The Jewish revolt against Heraclius was part of the Byzantine–Sasanian War of 602–628 and is considered the last serious Jewish attempt to gain autonomy in Palaestina Prima prior to modern times.

Following the Battle of Antioch in 613, Shahrbaraz led his forces through Palaestina Secunda and into Palaestina Prima provinces. In 614, Shahrbaraz conquered Caesarea Maritima, the administrative capital of the Palaestina Prima province. The Persian army reinforced by Jewish forces led by Nehemiah ben Hushiel and Benjamin of Tiberias would shortly capture Jerusalem without resistance. After only a few months a Christian revolt occurred. Nehemiah ben Hushiel and his council of sixteen people were killed along with many other Jews, some throwing themselves off the city walls. Christians were able to briefly retake the city before the walls were breached by Shahrbaraz's forces who lay siege to the city. According to the Armenian bishop and historian Sebeos the siege resulted in a total Christian death toll of 17,000, Christian sources later exaggerated the extent of the massacre, claiming a death toll as high as 90,000. In addition 35,000 or 37,000 people including the patriarch Zacharias are said to have been deported to Mesopotamia. The city is said to have been burnt down.

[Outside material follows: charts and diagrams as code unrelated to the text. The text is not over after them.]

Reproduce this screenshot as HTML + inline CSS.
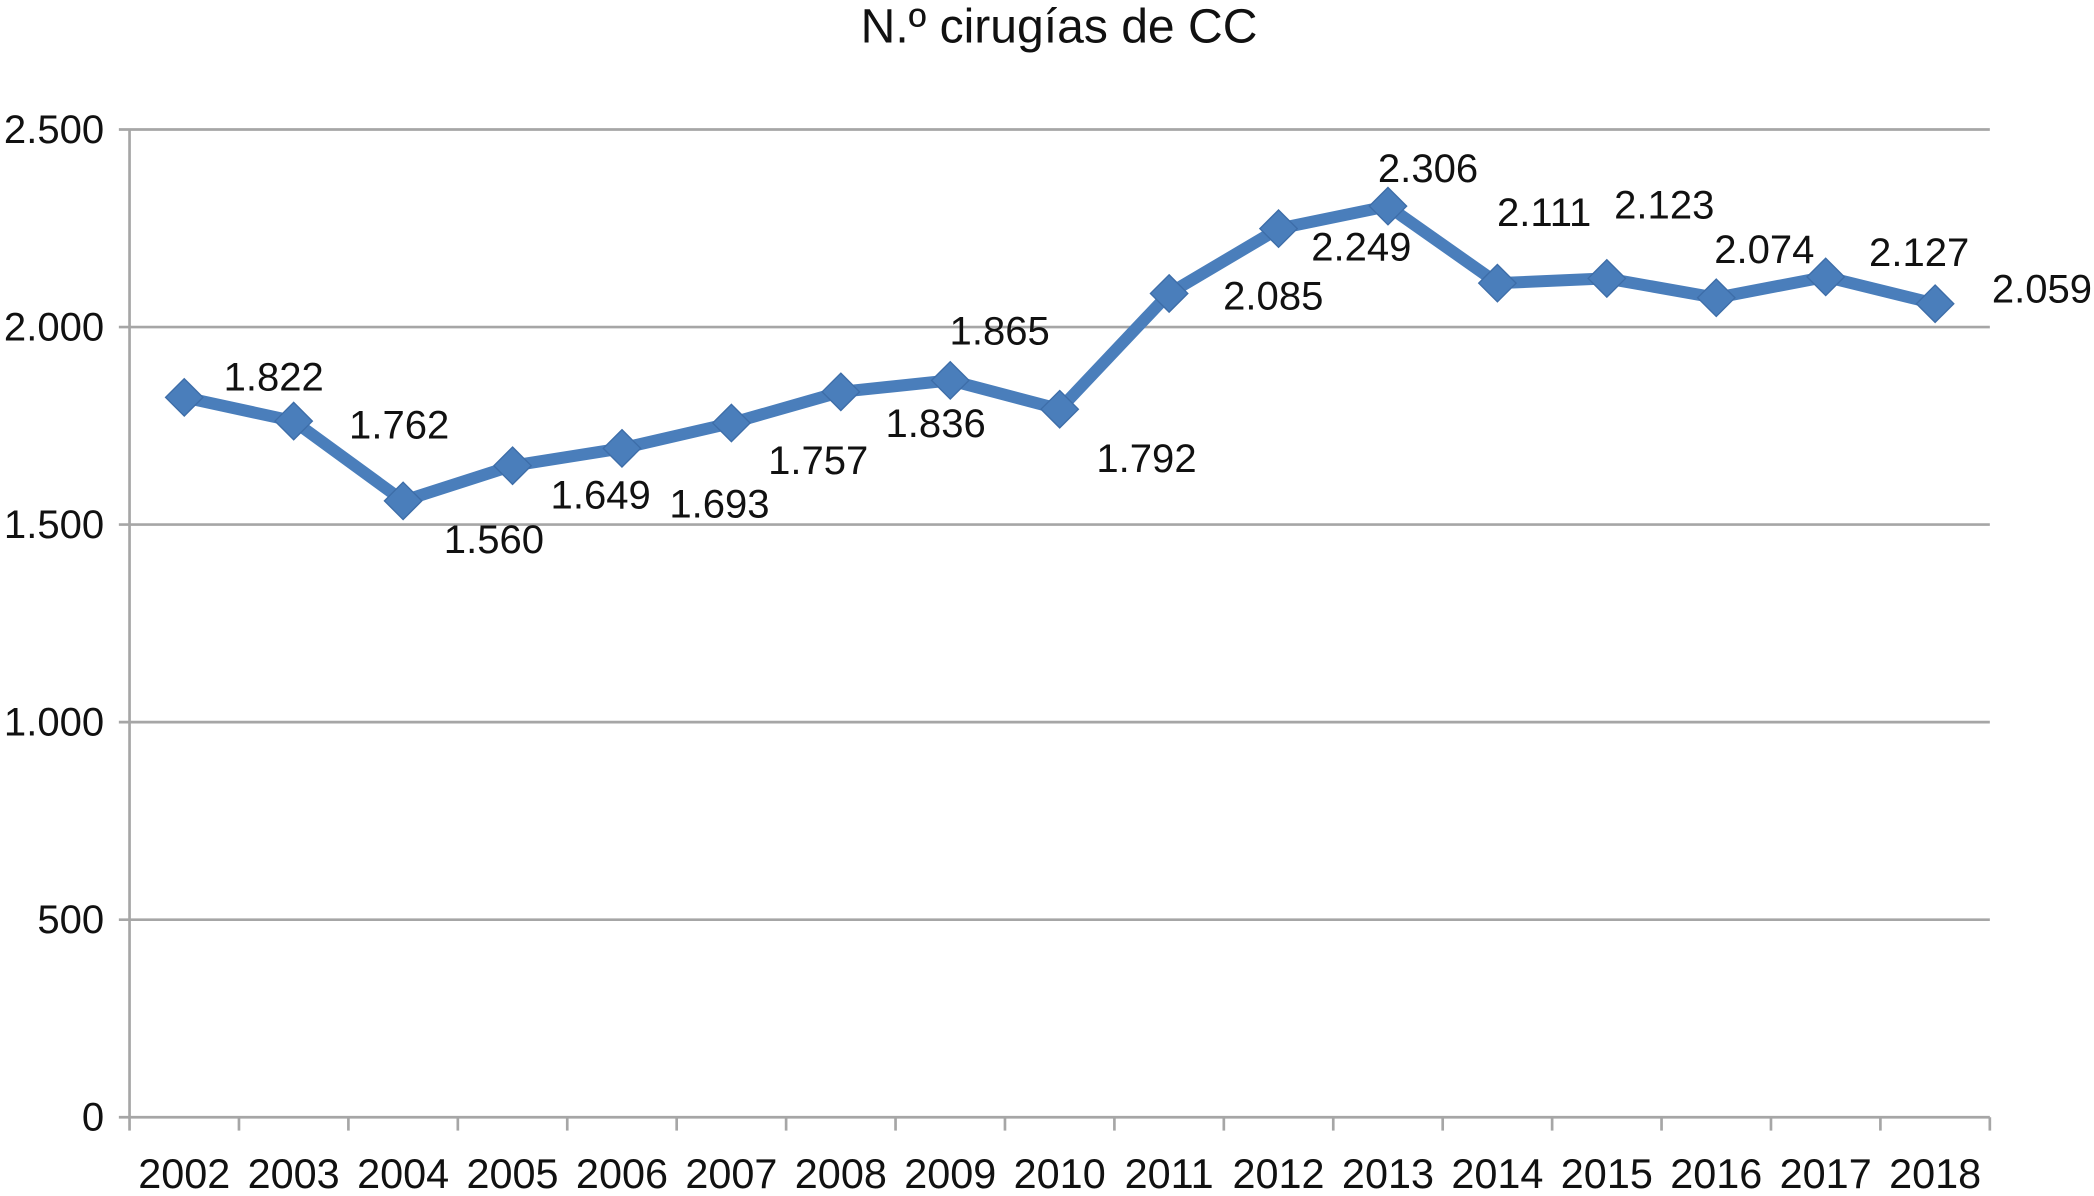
<!DOCTYPE html>
<html><head><meta charset="utf-8"><style>
html,body{margin:0;padding:0;background:#fff;}
svg{display:block;font-family:"Liberation Sans",Arial,sans-serif;}
</style></head><body>
<svg id="chart" width="2094" height="1196" viewBox="0 0 1568 896" preserveAspectRatio="none" xmlns="http://www.w3.org/2000/svg">
<text x="793" y="32" font-size="36" text-anchor="middle" fill="#111">N.º cirugías de CC</text>
<g id="grid"></g><g id="axes"></g><g id="series"></g><g id="labels"></g>
</svg>
<script>
const categories=["2002","2003","2004","2005","2006","2007","2008","2009","2010","2011","2012","2013","2014","2015","2016","2017","2018"];
const values=[1822,1762,1560,1649,1693,1757,1836,1865,1792,2085,2249,2306,2111,2123,2074,2127,2059];
const valueLabels=["1.822","1.762","1.560","1.649","1.693","1.757","1.836","1.865","1.792","2.085","2.249","2.306","2.111","2.123","2.074","2.127","2.059"];
const yTicks=[0,500,1000,1500,2000,2500];
const yTickLabels=["0","500","1.000","1.500","2.000","2.500"];
const labelDx=[67,79,68,66,73,65,71,37,65,78,62,30,35,43,36,70,80];
const labelDy=[-15,3,29,22,42,28,24,-37,37,2,14,-28,-53,-55,-36,-18,-11];
const NS="http://www.w3.org/2000/svg";
const L=97,R=1490,T=97,B=837,ymax=2500;
const bw=(R-L)/categories.length;
const x=i=>L+bw*(i+0.5);
const y=v=>B-(v/ymax)*(B-T);
function mk(tag,attrs,parent,txt){const e=document.createElementNS(NS,tag);for(const k in attrs)e.setAttribute(k,attrs[k]);if(txt!==undefined)e.textContent=txt;document.getElementById(parent).appendChild(e);return e;}
yTicks.forEach((t,i)=>{
  const g=mk('line',{x1:L-8,x2:R,y1:y(t),y2:y(t),stroke:'#a6a6a6','stroke-width':2},'grid');
  
  
  const tl=mk('text',{x:78,y:y(t)+10,'font-size':30,'text-anchor':'end',fill:'#111'},'axes',yTickLabels[i]);
  
  
});
const ya=mk('line',{x1:L,x2:L,y1:T,y2:B,stroke:'#a6a6a6','stroke-width':2},'axes');


for(let i=0;i<=categories.length;i++){
  const tk=mk('line',{x1:L+bw*i,x2:L+bw*i,y1:B,y2:B+10,stroke:'#a6a6a6','stroke-width':2},'axes');
  
  
}
categories.forEach((c,i)=>{
  const t=mk('text',{x:x(i),y:890,'font-size':31,'text-anchor':'middle',fill:'#111'},'axes',c);
  
  
});
const pts=values.map((v,i)=>x(i)+','+y(v)).join(' ');
const pl=mk('polyline',{points:pts,fill:'none',stroke:'#4a7ebb','stroke-width':9,'stroke-linejoin':'round'},'series');


values.forEach((v,i)=>{
  const cx=x(i),cy=y(v),s=14;
  const d=mk('polygon',{points:`${cx},${cy-s} ${cx+s},${cy} ${cx},${cy+s} ${cx-s},${cy}`,fill:'#4a7ebb',stroke:'#3d6da8','stroke-width':1},'series');
  
  
  const t=mk('text',{x:cx+labelDx[i],y:cy+labelDy[i]+10,'font-size':30,'text-anchor':'middle',fill:'#111'},'labels',valueLabels[i]);
  
  
});
</script>
</body></html>
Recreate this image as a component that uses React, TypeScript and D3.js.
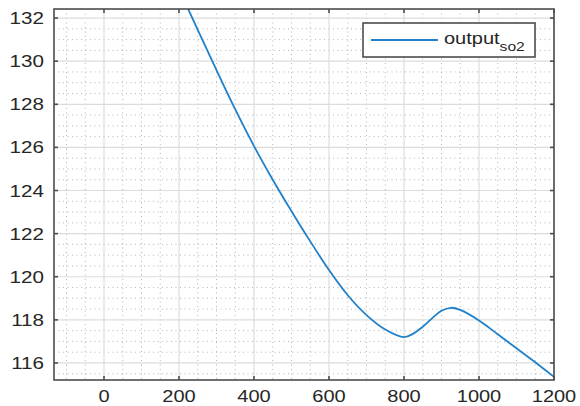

However, neither wide spread burning nor destruction of churches have been found in the archaeological record.

Bands of Jews from Jerusalem, Tiberias, Galilee, Damascus, and even from Cyprus, united and undertook an incursion against Tyre, having been invited by the 4,000 Jewish inhabitants of that city to surprise and massacre the Christians on Easter night. The Jewish army is said to have consisted of 20,000 men. The expedition, however, miscarried, as the Christians of Tyre learned of the impending danger, and seized the 4,000 Tyrian Jews as hostages. The Jewish invaders destroyed the churches around Tyre, an act which the Christians avenged by killing two thousand of their Jewish prisoners. The besiegers, to save the remaining prisoners, withdrew. The Jews had hoped that Khosrau II would give them all of the Land of Israel in exchange for their support. By 617 CE the Persians had reversed their policy and sided with the Christians over the Jews, probably because of pressure from Mesopotamian Christians in Persia itself.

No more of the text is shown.